The origin and natural habitat of sage
Sage has been known as an ornamental, medicinal and herb plant since ancient times, and its numerous variations grow mostly in the Mediterranean regions, but it also lives in drier, warmer areas of Central Europe. All colour varieties have a distinctive, unmistakable aroma and taste.
What foods can rubbed sage be used for?
Fresh sage buds and dried, rubbed leaves are mostly used in traditional dishes from the Balkans, the Mediterranean and the Middle East.
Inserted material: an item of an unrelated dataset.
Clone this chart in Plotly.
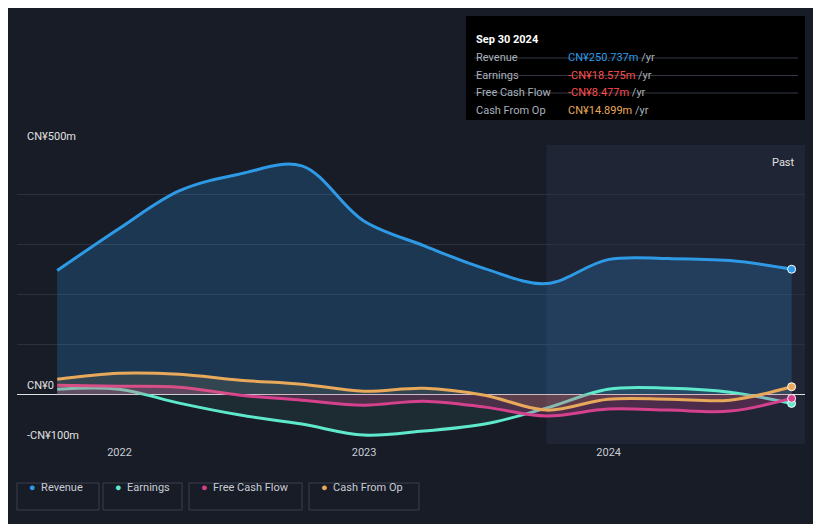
import plotly.graph_objects as go

dates = ["2021-09-30","2021-12-31","2022-03-31","2022-06-30","2022-09-30","2022-12-31","2023-03-31","2023-06-30","2023-09-30","2023-12-31","2024-03-31","2024-06-30","2024-09-30"]
revenue = [248,332,408,442,458,348,298,252,222,270,272,268,250.737]
earnings = [10,10,-18,-42,-60,-82,-74,-60,-28,10,12,4,-18.575]
fcf = [18,16,14,-2,-12,-22,-14,-26,-44,-30,-32,-34,-8.477]
cfo = [30,42,40,28,20,6,12,-2,-32,-10,-10,-12,14.899]

BG = "#181c27"
fig = go.Figure()
fig.add_vrect(x0="2023-09-30", x1="2024-10-20", fillcolor="#1f2535", line_width=0, layer="below")
fig.add_trace(go.Scatter(x=dates, y=revenue, mode="lines", line=dict(color="#2e9ae6", width=3, shape="spline"),
                         fill="tozeroy", fillcolor="rgba(46,154,230,0.22)", name="Revenue"))
fig.add_trace(go.Scatter(x=dates, y=earnings, mode="lines", line=dict(color="#5ee8cc", width=3, shape="spline"),
                         fill="tozeroy", fillcolor="rgba(94,232,204,0.08)", name="Earnings"))
fig.add_trace(go.Scatter(x=dates, y=fcf, mode="lines", line=dict(color="#d6418d", width=3, shape="spline"),
                         fill="tozeroy", fillcolor="rgba(214,65,141,0.25)", name="Free Cash Flow"))
fig.add_trace(go.Scatter(x=dates, y=cfo, mode="lines", line=dict(color="#e8a95b", width=3, shape="spline"),
                         fill="tozeroy", fillcolor="rgba(232,169,91,0.12)", name="Cash From Op"))
for s, c in [(revenue,"#2e9ae6"),(earnings,"#5ee8cc"),(fcf,"#d6418d"),(cfo,"#e8a95b")]:
    fig.add_trace(go.Scatter(x=[dates[-1]], y=[s[-1]], mode="markers", showlegend=False,
                             marker=dict(color=c, size=8, line=dict(color="white", width=1))))

fig.update_layout(
    width=821, height=524, paper_bgcolor=BG, plot_bgcolor=BG, showlegend=False,
    margin=dict(l=9, r=24, t=137, b=88),
    font=dict(family="Roboto", color="#c8ccd4", size=11),
    xaxis=dict(range=["2021-08-01","2024-10-20"], showgrid=False, zeroline=False,
               tickvals=["2022-01-01","2023-01-01","2024-01-01"], ticktext=["2022","2023","2024"],
               ticks="", tickfont=dict(size=11, color="#c8ccd4")),
    yaxis=dict(range=[-100,500], dtick=100, showticklabels=False, gridcolor="#2c3140",
               zeroline=True, zerolinecolor="#e0e0e0", zerolinewidth=1),
)
fig.add_annotation(xref="paper", yref="paper", x=0.01, y=1.0, yanchor="bottom", text="CN¥500m", showarrow=False, xanchor="left", font=dict(size=11, color="#e0e0e0"))
fig.add_annotation(xref="paper", yref="y", x=0.01, y=0, yanchor="bottom", text="CN¥0", showarrow=False, xanchor="left", font=dict(size=11, color="#e0e0e0"))
fig.add_annotation(xref="paper", yref="y", x=0.01, y=-100, yanchor="bottom", text="-CN¥100m", showarrow=False, xanchor="left", font=dict(size=11, color="#e0e0e0"))
fig.add_annotation(xref="paper", yref="paper", x=0.99, y=0.97, text="Past", showarrow=False, xanchor="right", font=dict(size=11, color="#e0e0e0"))

# tooltip box
fig.add_shape(type="rect", xref="paper", yref="paper", x0=(466-17)/788, x1=(805-17)/788,
              y0=(444-120)/299, y1=(444-16)/299, fillcolor="#000000", line=dict(width=0))
fig.add_annotation(xref="paper", yref="paper", x=(474-17)/788, y=(444-31)/299, text="<b>Sep 30 2024</b>",
                   showarrow=False, xanchor="left", font=dict(size=11, color="#ffffff"))
rows = [("Revenue","CN¥250.737m","#2e9ae6"),("Earnings","-CN¥18.575m","#ff4d4d"),
        ("Free Cash Flow","-CN¥8.477m","#ff4d4d"),("Cash From Op","CN¥14.899m","#e8a95b")]
for i,(k,v,c) in enumerate(rows):
    yy = 49 + i*17.5
    fig.add_annotation(xref="paper", yref="paper", x=(474-17)/788, y=(444-yy)/299, text=k, showarrow=False,
                       xanchor="left", font=dict(size=11, color="#aab0bb"))
    fig.add_annotation(xref="paper", yref="paper", x=(566-17)/788, y=(444-yy)/299,
                       text=f"<span style='color:{c}'>{v}</span> <span style='color:#aab0bb'>/yr</span>",
                       showarrow=False, xanchor="left", font=dict(size=11))
    if i < 3:
        fig.add_shape(type="line", xref="paper", yref="paper", x0=(474-17)/788, x1=(798-17)/788,
                      y0=(444-yy-9)/299, y1=(444-yy-9)/299, line=dict(color="#333844", width=1))

# legend boxes
items = [("Revenue","#2e9ae6",17,99),("Earnings","#5ee8cc",103,182),("Free Cash Flow","#d6418d",189,302),("Cash From Op","#e8a95b",309,419)]
for name,c,x0,x1 in items:
    fig.add_shape(type="rect", xref="paper", yref="paper", x0=(x0-17)/788, x1=(x1-17)/788,
                  y0=(444-510)/299, y1=(444-483)/299, line=dict(color="#3a3f4c", width=1), fillcolor=BG)
    fig.add_annotation(xref="paper", yref="paper", x=(x0+10-17)/788, y=(444-496)/299,
                       text=f"<span style='color:{c}'>●</span>  {name}", showarrow=False, xanchor="left",
                       font=dict(size=11, color="#c8ccd4"))
fig.write_html("out.html")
The food in this region is characterized by strong seasoning, so food intended for the European stomach requires careful and cautious dosing.
Fine dosing is not only important for this reason: sage is able to reduce the flavour of other condiments, therefore ruining the overall effect.
- This strong-tasting herb goes very well with other ingredients traditionally used in Mediterranean cuisine, such as rosemary, thyme, oregano, basil, garlic, and of course olive oil.
- The flavours of game ragouts, bone broths, fish soups and fish stews can be made even more delicious by using a little sage.
- Ragouts and pasta sauces can also be made unique with a bit of sage.
- Rubbed form of sage can also be used to make a variety of meat and vegetable fillings, as well as casseroles and baked dishes.
- Cheeses combined with thyme and sage are a great march not only to salads, but also on their own.
- Sage is also excellent for marinating grilled meat and fish.